Au cours de ses études de design aux Beaux-Arts d’Annecy puis à l’École Boulle à Paris, Camille Menard découvre une porosité possible entre art et design pour développer une nouvelle forme de langage. Des objets domestiques transformés en outils critiques, dont la fonction est mise au service d’un discours à la consonance satirique. « J’ai compris que je pouvais inventer mes propres règles », explique Camille, qui fonde alors son studio AGNST Design. Contraction de against, « contre » en anglais, la jeune artiste inscrit dès lors sa démarche dans les pas de designers visionnaires et humanistes. Un « contre-design » qui la lie au designer italien Ettore Sottsass. Contre quoi s’oppose-t-elle ? Contre des objets qui, complices du capitalisme, orientent nos comportements au quotidien. Contre notre société subordonnée à l’image. Celle d’un idéal faussé par les réseaux sociaux et des publicités qui aliènent notre regard.

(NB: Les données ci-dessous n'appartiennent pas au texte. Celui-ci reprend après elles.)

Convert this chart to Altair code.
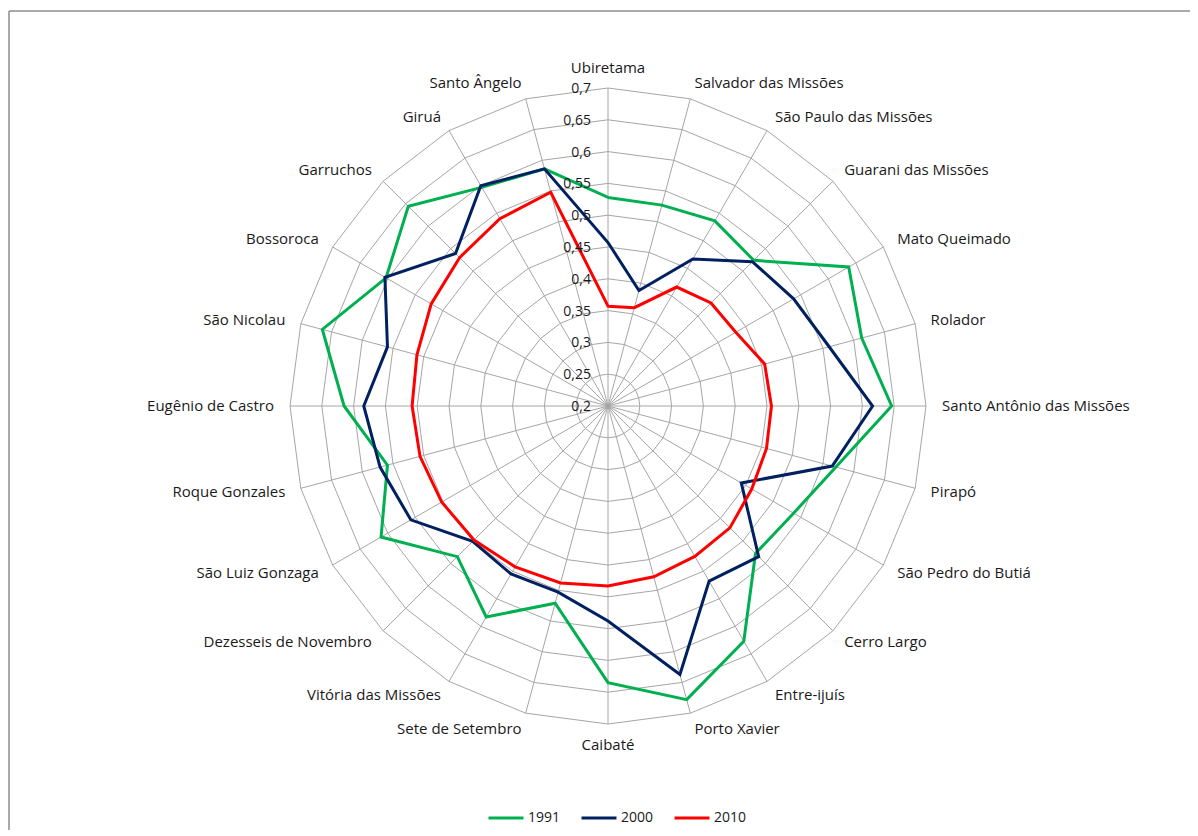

Une certaine idée du contre-design
Ses idées se concrétisent alors avec son premier projet Self Esteem Shapers, gagnant du prix Audi Talents en 2019 et exposé au Palais de Tokyo en juin 2021. Avec cette collection de trois appareils de fitness, Camille Menard interroge les dérives « d’un lifestyle qui invite à penser le corps comme une vitrine, celle de nos compétences au regard d’un système capitaliste ». À première vue, ces machines aux couleurs séduisantes sont de simples objets domestiques destinés à l’effort physique. C’est en action que l’attirail révèle tout son sens.

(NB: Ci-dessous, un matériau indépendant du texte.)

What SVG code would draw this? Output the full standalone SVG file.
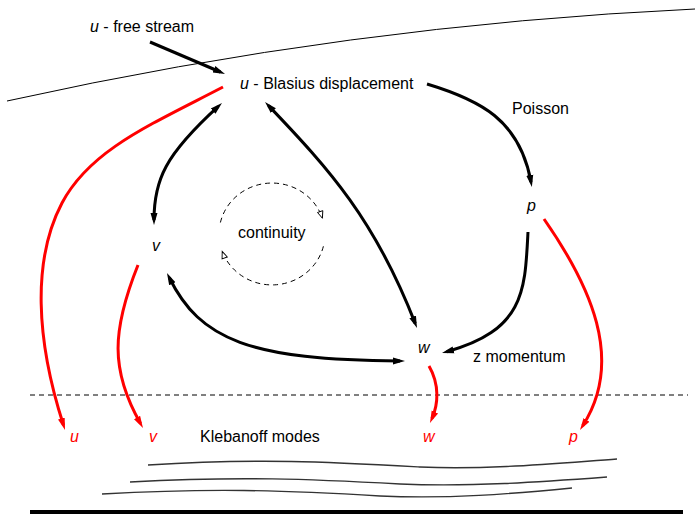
<svg xmlns="http://www.w3.org/2000/svg" width="695" height="516" viewBox="0 0 695 516">
<style>
text{font-family:"Liberation Sans",Arial,sans-serif;font-size:16px;fill:#000}
.it{font-style:italic}
.red{fill:#ff0000}
.blk{fill:none;stroke:#000;stroke-width:3}
.rd{fill:none;stroke:#ff0000;stroke-width:3}
.thin{fill:none;stroke:#000;stroke-width:1}
.kl{fill:none;stroke:#333;stroke-width:1.4}
.dash{fill:none;stroke:#000;stroke-width:1;stroke-dasharray:5,4}
</style>
<defs>
<marker id="ab" markerUnits="userSpaceOnUse" markerWidth="14" markerHeight="10" viewBox="0 -5 14 10" refX="7" refY="0" orient="auto-start-reverse">
<path d="M0,-3.5 L12,0 L0,3.5 Z" fill="#000"/>
</marker>
<marker id="ar" markerUnits="userSpaceOnUse" markerWidth="14" markerHeight="10" viewBox="0 -5 14 10" refX="7" refY="0" orient="auto">
<path d="M0,-3.5 L12,0 L0,3.5 Z" fill="#ff0000"/>
</marker>
<marker id="ao" markerUnits="userSpaceOnUse" markerWidth="10" markerHeight="10" viewBox="-1 -5 10 10" refX="7" refY="0" orient="auto">
<path d="M0,-2.8 L7,0 L0,2.8 Z" fill="#fff" stroke="#000" stroke-width="0.9"/>
</marker>
</defs>

<g id="background">
<path class="thin" d="M7,101 Q350,25 695,9"/>
<line class="dash" x1="30" y1="395" x2="688" y2="395"/>
<path class="kl" d="M148,465 C260,458 330,462 420,467 C490,470 560,463 617,459"/>
<path class="kl" d="M130,482 C240,476 310,479 400,484 C470,487 540,482 607,477"/>
<path class="kl" d="M102,494 C210,488 280,490 380,496 C450,499 510,494 572,488"/>
<line x1="30" y1="512" x2="683" y2="512" stroke="#000" stroke-width="4"/>
</g>

<g id="connectors">
<path class="blk" d="M150,42 L220.4,72" marker-end="url(#ab)"/>
<path class="rd" d="M223,87 C150,125 90,150 62,203 C32,260 36,340 63.5,425.2" marker-end="url(#ar)"/>
<path class="rd" d="M138,265 C112,330 110,370 140.5,423.6" marker-end="url(#ar)"/>
<path class="rd" d="M429,366 C440,385 438,405 432,418.4" marker-end="url(#ar)"/>
<path class="rd" d="M544,219 C590,285 625,360 582.7,425.8" marker-end="url(#ar)"/>
<path class="blk" d="M427,84 C480,100 520,120 531,182" marker-end="url(#ab)"/>
<path class="blk" d="M528,232 C525,290 525,330 446.8,351.7" marker-end="url(#ab)"/>
<path class="blk" d="M218.3,106.4 C165,155 154,180 154,220" marker-start="url(#ab)" marker-end="url(#ab)"/>
<path class="blk" d="M268.5,105.6 C330,170 375,220 415.2,323.4" marker-start="url(#ab)" marker-end="url(#ab)"/>
<path class="blk" d="M169.2,277.5 C200,340 250,360 400,361" marker-start="url(#ab)" marker-end="url(#ab)"/>
<path class="dash" d="M220.4,222.5 A53,51 0 0 1 322.4,218.2" marker-end="url(#ao)"/>
<path class="dash" d="M323.4,246.3 A53,51 0 0 1 222.2,251.4" marker-end="url(#ao)"/>
</g>

<g id="node-free-stream"><text x="90" y="32"><tspan class="it">u</tspan> - free stream</text></g>
<g id="node-blasius"><text x="240" y="89"><tspan class="it">u</tspan> - Blasius displacement</text></g>
<g id="label-poisson"><text x="512" y="114">Poisson</text></g>
<g id="node-p"><text class="it" x="527" y="211">p</text></g>
<g id="node-v"><text class="it" x="152" y="251">v</text></g>
<g id="label-continuity"><text x="238" y="238">continuity</text></g>
<g id="node-w"><text class="it" x="418" y="353">w</text></g>
<g id="label-z-momentum"><text x="473" y="362">z momentum</text></g>
<g id="node-u-mode"><text class="it red" x="70" y="442">u</text></g>
<g id="node-v-mode"><text class="it red" x="149" y="442">v</text></g>
<g id="node-w-mode"><text class="it red" x="423" y="442">w</text></g>
<g id="node-p-mode"><text class="it red" x="569" y="442">p</text></g>
<g id="label-klebanoff"><text x="200" y="442">Klebanoff modes</text></g>
</svg>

Le Pulldown Check-up Mirror est une station de musculation dont un miroir placé en hauteur s’abaisse à chaque traction et permet de mesurer son niveau de narcissisme. La Brain Dropping Remote, elle, est une télécommande TV sur pieds qui zappe les chaînes en tirant sur la poignée d’un seul et même bras. Ce geste forcené entraînant une gonflette asymétrique du biceps est une critique manifeste sur notre consommation illimitée d’images. Quant au Wind Biking Selfie, il s’agit d’un vélo d’appartement qui, en pédalant déclenche un ventilateur. Cheveux au vent, l’usager simule une sortie sportive en partageant un « selfie », pour éprouver le système d’approbation et d’enrôlement sur les réseaux sociaux.
Camille Menard révèle
Elle éveille, avec ironie, notre conscience en nous confrontant à cette réalité : le conditionnement de nos comportements que produisent certains objets du quotidien. Par l’exploration de ces thématiques, la designer rouvre le domaine vers le genre du design critique et réflexif. Son prochain sujet ? L’accélération des rythmes de vie qu’engendrent les nouvelles technologies. Avec la Batterie Nomade Sédentarisée, sous la forme d’un boulet à trainer à la configuration évolutive, Camille Menard confronte l’Homme au piège des objets connectés. Une promesse de liberté et d’un gain de temps dont la finalité, plus que de satisfaire l’existence, nous asservi à une constante hyper-connexion.